The problem about secrets is that they want to get out. They are creations of the sin, and their confession only brings them life and gives them substance – no matter how dark and horrific they truly were.
Rabbit wasn’t the type to seek absolution, and yet the attractive man across the table was different, more sympathetic, and he could see that much in those pale blue eyes staring back at him. We all think we’re hiding our secrets, but in reality our secrets are hiding us.
This is the story of two very different men, and how they deal with their desire and sexual attraction against the backdrop of senseless mayhem and murder. Whatever made each one tick became their individual abnormality, and always with the question lingering in the air between them like stagnated smoke…was it reasonable to care for someone as badly broken as Cole Holder? And how might it end right, when it’d been so damned wrong from the very beginning?
Unfortunately, I could not finish this book. I made it the 39% mark according to my ereader before I threw in the towel. Right off the bat, I noticed a few typos and poor comma usage. Generally, these are minor irritations. However, the first-person narration really suffered in terms of coherence because the narrator seems prone to word salad-type narration.
A major hurdle for me was the near constant tense flipping. Tense isn’t usually a huge make-or-break element in story telling; however, it took me nine chapters to eventually figure out the narrator is currently incarcerated (i.e. in the “present”) and recounting events prior to (and leading up to) his incarceration (i.e. in the “past”). It just took me so long to realize this because on page, there are multiple tense switches in single chapters, single paragraphs, single sentences. At first, I didn’t even realize I was supposed to be reading something like it was a flashback.
The first nine chapters were narrated by a character named Cole Holder, alias Rabbit. The next few chapters (at least until I gave up) were narrated by someone whose name I never learned, but apparently has psychology credentials and has reason to interview Holder. Based on the official blurb, these two hit it off. It’s clear enough on page that the psychologist character does feel for Holder, though I didn’t make it far enough to understand why. The shift in narration was a huge problem for me mainly because I has absolutely zero idea there even had been a change. When chapter ten starts with a line akin to “His name was Cole Holder,” I thought it was the serial killer introducing us to yet another mark of his. In point of fact, this was apparently supposed to mark the introduction of the psychologist character. To be clear, there was zero mention of the serial killer’s name or pseudonyms during any of the chapters the serial killer was the narrator. This switch also could not have been marked by a change in tense because tense was so poorly utilized in the preceding nine chapters, it was not a reliable indicator of any change to me as a reader.
Insofar as the first chunk of the book is meant to be something like an autobiography, I can (in retrospect) understand why the writing was so poor if Clark was hoping to capture Holder’s voice. Perhaps it was intentional that Holder’s narration is riddled with grammar and punctuation mistakes and purple prose. That said, there were a lot of usage errors that just left me wondering what exactly the narrator was trying to convey.

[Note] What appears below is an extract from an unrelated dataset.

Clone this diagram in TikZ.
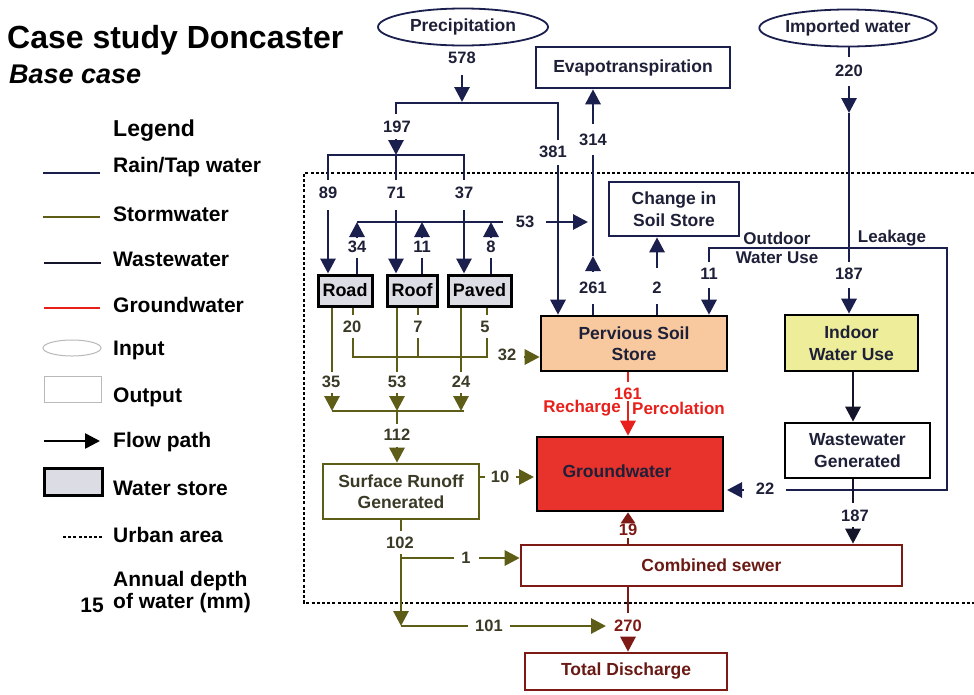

A brief sampling (emphasis mine):
I am happy to confess it was a lesson, although hard-earned, was educated over time.
You might have noticed the edges of ink from a tattoo brandishing a particular area above the bone. (Misuse of the verb “to brandish”)
We are all victims of countless bully’s… (plural mistake)
But long before I could fall into that cataclysm and remembered what it had to be like to take the gunslinger’s life. (I believe “cataclysm” is supposed to be “chasm” but beyond that, the sentence as a whole does not make sense, it reads like two dependent clauses without any subject to latch on to).
Incidentally, all of these examples are from the first chapter. There are copious amounts of punctuation errors as well. Wonky comma usage is not usually a huge issue for me, but with so much word salad coming from our narrator, extraneous and absent commas did not improve readability. I also found myself annoyed at consistent mispunctuation of…a lot of things. One of the most glaring was the treatment of embedded questions.
When did bars begin to need patios I asked myself?
“So how long we gonna hang out before we leave together to screw”, I asked sheepishly? (Yes, the comma is outside the end-quote and the question mark appears after the part where the speech is attributed to the narrator.)
Again, I suppose some of this may be intended to convey a certain image about the narrator, but some of these same mistakes are repeated when the psychologist narrator takes over. The straw that broke my back was a scene where the psychologist is going over his copious notes from his meeting(s?) with Holder. The on-page presentation is such that it was impossible for me to understand whether the psychologist was merely re-reading his notes or remembering a dialogue or posing rhetorical questions to himself or what.
There seems to be a lot of potential here and I was attracted to the impossible situation of one character being incarcerated and the other being free. Unlike a previous book I reviewed with a similar set up (The Psychopath), the incarcerated character in Wretched Little Lives goes to great pains to detail exactly how much of a killer he is. I didn’t get far enough to appreciate how or why the psychologist might find something to sympathize with, but even in the two chapters I read from his POV, it was clear he found something compelling about Holder. Personally, I could not follow the story easily given the writing style, but if my difficulties as noted above don’t seem like issues for you and this type of setup is appealing, you may still enjoy this story.